__WRITTEN REQUEST__: Set down, please, exactly the lines below that run from the line with "Rebuild this chart as a web" to the line with "const effDashPct = [80.25, 83.08, 84.65, 85.77, 86.69, 87.22];", both lines included.

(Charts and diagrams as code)
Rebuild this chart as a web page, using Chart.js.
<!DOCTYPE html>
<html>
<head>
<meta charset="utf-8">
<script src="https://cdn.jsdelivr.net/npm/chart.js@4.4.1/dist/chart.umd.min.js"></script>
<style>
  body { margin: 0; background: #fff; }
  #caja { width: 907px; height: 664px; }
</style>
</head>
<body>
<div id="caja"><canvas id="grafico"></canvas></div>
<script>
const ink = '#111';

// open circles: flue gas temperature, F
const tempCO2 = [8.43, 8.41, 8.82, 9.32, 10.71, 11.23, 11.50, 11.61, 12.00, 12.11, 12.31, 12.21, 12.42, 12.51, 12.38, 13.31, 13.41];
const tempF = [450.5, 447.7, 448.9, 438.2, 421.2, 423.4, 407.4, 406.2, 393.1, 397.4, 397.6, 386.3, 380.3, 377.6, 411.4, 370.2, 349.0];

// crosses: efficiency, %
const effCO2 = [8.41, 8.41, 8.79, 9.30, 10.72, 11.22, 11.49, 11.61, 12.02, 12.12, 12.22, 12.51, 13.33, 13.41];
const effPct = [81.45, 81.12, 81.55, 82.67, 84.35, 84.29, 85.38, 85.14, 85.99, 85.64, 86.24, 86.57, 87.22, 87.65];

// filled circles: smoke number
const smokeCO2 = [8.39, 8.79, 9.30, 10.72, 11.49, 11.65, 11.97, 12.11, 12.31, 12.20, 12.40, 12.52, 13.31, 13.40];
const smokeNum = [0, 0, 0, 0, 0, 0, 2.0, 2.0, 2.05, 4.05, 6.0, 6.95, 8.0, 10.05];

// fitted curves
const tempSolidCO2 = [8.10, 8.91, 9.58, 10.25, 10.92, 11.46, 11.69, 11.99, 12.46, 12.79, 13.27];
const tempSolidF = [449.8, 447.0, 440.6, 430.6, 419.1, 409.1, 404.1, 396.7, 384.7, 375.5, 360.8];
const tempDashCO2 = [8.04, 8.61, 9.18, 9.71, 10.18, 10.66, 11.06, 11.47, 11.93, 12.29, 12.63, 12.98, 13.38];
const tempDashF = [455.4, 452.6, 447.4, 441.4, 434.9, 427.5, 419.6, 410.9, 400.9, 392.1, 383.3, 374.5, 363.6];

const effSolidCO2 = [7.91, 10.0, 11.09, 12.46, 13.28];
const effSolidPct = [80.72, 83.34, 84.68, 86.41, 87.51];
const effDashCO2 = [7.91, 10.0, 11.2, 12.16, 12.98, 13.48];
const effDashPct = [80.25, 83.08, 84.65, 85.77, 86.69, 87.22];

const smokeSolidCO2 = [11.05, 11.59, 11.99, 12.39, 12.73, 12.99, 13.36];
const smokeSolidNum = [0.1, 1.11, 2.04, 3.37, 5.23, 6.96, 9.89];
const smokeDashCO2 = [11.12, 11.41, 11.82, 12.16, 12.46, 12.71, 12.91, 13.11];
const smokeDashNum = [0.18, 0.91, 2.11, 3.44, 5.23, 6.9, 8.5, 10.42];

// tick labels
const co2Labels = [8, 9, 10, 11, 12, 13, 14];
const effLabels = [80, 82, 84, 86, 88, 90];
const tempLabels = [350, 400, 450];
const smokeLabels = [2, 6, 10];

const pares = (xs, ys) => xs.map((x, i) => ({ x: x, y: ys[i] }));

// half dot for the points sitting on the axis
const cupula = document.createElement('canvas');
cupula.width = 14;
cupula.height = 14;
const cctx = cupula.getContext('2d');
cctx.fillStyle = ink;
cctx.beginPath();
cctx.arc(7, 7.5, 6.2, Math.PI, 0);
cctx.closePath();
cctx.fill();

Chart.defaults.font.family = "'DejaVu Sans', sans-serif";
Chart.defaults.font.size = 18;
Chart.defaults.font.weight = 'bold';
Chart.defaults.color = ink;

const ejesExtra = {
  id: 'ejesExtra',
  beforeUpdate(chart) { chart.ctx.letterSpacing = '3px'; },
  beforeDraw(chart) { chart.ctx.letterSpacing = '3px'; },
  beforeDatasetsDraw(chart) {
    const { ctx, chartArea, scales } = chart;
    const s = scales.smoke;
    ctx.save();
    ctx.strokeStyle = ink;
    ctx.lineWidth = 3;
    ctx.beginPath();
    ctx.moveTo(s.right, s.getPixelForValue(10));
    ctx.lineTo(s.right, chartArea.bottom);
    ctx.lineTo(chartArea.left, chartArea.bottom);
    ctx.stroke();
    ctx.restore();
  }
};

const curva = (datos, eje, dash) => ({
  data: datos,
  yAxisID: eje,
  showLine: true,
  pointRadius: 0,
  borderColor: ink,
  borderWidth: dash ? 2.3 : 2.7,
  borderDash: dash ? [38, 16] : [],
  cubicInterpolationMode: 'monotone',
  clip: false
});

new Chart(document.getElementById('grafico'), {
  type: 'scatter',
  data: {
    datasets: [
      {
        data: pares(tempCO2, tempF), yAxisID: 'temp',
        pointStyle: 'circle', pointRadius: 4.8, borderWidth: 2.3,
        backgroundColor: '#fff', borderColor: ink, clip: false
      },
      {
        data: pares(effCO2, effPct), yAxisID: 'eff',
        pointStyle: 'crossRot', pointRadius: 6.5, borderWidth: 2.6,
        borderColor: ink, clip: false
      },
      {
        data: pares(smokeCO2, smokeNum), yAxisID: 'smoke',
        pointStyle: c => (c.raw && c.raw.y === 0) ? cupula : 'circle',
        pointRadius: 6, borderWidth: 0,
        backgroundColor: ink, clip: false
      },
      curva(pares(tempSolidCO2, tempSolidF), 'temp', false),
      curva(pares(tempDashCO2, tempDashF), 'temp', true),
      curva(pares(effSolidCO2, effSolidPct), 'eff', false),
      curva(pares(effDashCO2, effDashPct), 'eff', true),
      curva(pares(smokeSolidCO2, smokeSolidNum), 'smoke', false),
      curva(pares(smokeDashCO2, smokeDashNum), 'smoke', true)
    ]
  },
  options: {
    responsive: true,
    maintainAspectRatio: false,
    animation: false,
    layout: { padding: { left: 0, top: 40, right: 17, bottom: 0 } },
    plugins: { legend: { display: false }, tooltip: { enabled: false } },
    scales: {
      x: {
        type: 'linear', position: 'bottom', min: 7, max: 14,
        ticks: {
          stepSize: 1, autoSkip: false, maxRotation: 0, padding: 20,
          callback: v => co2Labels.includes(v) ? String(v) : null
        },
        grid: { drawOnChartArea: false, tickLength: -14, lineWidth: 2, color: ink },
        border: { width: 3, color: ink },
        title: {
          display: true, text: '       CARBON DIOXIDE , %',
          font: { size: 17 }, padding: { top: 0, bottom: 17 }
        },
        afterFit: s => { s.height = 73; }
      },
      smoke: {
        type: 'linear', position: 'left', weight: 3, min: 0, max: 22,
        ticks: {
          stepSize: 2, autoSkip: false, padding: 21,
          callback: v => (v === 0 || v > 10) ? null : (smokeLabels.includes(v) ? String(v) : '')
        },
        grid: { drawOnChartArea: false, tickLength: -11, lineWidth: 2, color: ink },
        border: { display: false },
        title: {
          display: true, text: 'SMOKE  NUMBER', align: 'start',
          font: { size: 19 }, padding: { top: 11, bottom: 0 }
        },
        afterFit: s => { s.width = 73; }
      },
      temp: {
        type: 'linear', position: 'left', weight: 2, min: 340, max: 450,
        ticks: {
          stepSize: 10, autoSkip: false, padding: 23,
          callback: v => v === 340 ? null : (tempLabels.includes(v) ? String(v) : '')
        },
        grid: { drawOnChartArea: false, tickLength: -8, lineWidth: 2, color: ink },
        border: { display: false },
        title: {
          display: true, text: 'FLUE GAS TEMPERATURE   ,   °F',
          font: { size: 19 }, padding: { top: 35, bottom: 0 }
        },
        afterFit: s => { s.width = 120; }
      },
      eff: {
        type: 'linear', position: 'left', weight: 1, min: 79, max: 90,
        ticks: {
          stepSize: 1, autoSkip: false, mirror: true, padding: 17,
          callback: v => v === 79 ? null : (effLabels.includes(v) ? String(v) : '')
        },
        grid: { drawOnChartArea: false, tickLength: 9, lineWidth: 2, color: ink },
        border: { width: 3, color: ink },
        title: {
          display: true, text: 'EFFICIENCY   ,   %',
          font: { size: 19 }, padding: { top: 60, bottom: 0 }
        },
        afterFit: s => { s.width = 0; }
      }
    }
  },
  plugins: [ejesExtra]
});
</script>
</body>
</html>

---

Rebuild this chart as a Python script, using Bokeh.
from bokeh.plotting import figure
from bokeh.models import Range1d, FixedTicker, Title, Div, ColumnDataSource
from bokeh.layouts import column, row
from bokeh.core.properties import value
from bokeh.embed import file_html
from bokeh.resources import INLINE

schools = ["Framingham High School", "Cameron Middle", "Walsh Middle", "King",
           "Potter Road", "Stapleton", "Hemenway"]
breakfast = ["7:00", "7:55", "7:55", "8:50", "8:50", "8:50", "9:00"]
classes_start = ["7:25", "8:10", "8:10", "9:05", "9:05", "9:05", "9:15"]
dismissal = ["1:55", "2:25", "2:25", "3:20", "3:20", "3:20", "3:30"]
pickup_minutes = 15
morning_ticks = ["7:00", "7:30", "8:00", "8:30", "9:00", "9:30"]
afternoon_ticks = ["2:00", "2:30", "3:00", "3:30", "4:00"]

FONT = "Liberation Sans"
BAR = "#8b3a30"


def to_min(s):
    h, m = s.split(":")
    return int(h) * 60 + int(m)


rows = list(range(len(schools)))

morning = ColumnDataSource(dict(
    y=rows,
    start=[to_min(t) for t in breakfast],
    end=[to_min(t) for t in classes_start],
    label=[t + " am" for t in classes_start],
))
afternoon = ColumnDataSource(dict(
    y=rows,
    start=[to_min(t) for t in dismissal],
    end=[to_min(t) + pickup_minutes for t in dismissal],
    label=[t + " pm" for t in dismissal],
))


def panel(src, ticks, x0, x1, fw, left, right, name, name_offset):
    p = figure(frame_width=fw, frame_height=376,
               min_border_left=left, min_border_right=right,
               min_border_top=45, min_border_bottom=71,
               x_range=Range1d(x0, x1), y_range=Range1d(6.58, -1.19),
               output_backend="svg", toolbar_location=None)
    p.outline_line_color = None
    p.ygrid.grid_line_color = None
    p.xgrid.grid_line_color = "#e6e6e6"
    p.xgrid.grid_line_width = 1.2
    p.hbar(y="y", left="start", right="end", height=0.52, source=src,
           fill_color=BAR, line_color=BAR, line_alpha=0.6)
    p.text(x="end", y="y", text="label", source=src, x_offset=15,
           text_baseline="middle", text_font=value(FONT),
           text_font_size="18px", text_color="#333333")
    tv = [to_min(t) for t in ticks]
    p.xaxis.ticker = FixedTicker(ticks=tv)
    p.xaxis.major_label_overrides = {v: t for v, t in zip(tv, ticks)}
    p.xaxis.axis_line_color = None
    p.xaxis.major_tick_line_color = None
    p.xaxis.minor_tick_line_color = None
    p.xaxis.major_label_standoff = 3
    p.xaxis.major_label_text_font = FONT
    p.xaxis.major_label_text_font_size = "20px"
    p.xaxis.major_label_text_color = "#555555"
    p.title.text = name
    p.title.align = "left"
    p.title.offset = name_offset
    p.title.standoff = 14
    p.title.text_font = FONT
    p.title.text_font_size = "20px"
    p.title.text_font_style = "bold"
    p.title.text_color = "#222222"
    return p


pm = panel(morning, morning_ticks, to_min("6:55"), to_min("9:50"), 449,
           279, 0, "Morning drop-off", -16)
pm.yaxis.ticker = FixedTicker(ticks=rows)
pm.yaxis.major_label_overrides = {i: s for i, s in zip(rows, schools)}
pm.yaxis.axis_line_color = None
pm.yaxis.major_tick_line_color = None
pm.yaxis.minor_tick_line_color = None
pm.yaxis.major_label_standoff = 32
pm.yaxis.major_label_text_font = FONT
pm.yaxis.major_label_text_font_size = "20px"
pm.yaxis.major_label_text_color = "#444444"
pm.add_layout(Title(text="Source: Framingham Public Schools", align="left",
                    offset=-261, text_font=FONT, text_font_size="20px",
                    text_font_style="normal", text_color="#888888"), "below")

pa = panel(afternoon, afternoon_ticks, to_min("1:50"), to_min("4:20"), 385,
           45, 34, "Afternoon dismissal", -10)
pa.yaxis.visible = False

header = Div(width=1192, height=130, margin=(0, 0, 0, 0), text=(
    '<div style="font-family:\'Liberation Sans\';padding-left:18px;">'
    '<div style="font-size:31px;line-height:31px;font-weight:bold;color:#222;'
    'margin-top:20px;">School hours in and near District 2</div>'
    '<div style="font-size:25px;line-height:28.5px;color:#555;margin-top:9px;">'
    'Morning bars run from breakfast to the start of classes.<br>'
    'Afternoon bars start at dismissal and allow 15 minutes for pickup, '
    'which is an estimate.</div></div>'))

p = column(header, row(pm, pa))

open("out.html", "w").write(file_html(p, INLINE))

__EXERCISE SOLUTION__:
Rebuild this chart as a web page, using Chart.js.
<!DOCTYPE html>
<html>
<head>
<meta charset="utf-8">
<script src="https://cdn.jsdelivr.net/npm/chart.js@4.4.1/dist/chart.umd.min.js"></script>
<style>
  body { margin: 0; background: #fff; }
  #caja { width: 907px; height: 664px; }
</style>
</head>
<body>
<div id="caja"><canvas id="grafico"></canvas></div>
<script>
const ink = '#111';

// open circles: flue gas temperature, F
const tempCO2 = [8.43, 8.41, 8.82, 9.32, 10.71, 11.23, 11.50, 11.61, 12.00, 12.11, 12.31, 12.21, 12.42, 12.51, 12.38, 13.31, 13.41];
const tempF = [450.5, 447.7, 448.9, 438.2, 421.2, 423.4, 407.4, 406.2, 393.1, 397.4, 397.6, 386.3, 380.3, 377.6, 411.4, 370.2, 349.0];

// crosses: efficiency, %
const effCO2 = [8.41, 8.41, 8.79, 9.30, 10.72, 11.22, 11.49, 11.61, 12.02, 12.12, 12.22, 12.51, 13.33, 13.41];
const effPct = [81.45, 81.12, 81.55, 82.67, 84.35, 84.29, 85.38, 85.14, 85.99, 85.64, 86.24, 86.57, 87.22, 87.65];

// filled circles: smoke number
const smokeCO2 = [8.39, 8.79, 9.30, 10.72, 11.49, 11.65, 11.97, 12.11, 12.31, 12.20, 12.40, 12.52, 13.31, 13.40];
const smokeNum = [0, 0, 0, 0, 0, 0, 2.0, 2.0, 2.05, 4.05, 6.0, 6.95, 8.0, 10.05];

// fitted curves
const tempSolidCO2 = [8.10, 8.91, 9.58, 10.25, 10.92, 11.46, 11.69, 11.99, 12.46, 12.79, 13.27];
const tempSolidF = [449.8, 447.0, 440.6, 430.6, 419.1, 409.1, 404.1, 396.7, 384.7, 375.5, 360.8];
const tempDashCO2 = [8.04, 8.61, 9.18, 9.71, 10.18, 10.66, 11.06, 11.47, 11.93, 12.29, 12.63, 12.98, 13.38];
const tempDashF = [455.4, 452.6, 447.4, 441.4, 434.9, 427.5, 419.6, 410.9, 400.9, 392.1, 383.3, 374.5, 363.6];

const effSolidCO2 = [7.91, 10.0, 11.09, 12.46, 13.28];
const effSolidPct = [80.72, 83.34, 84.68, 86.41, 87.51];
const effDashCO2 = [7.91, 10.0, 11.2, 12.16, 12.98, 13.48];
const effDashPct = [80.25, 83.08, 84.65, 85.77, 86.69, 87.22];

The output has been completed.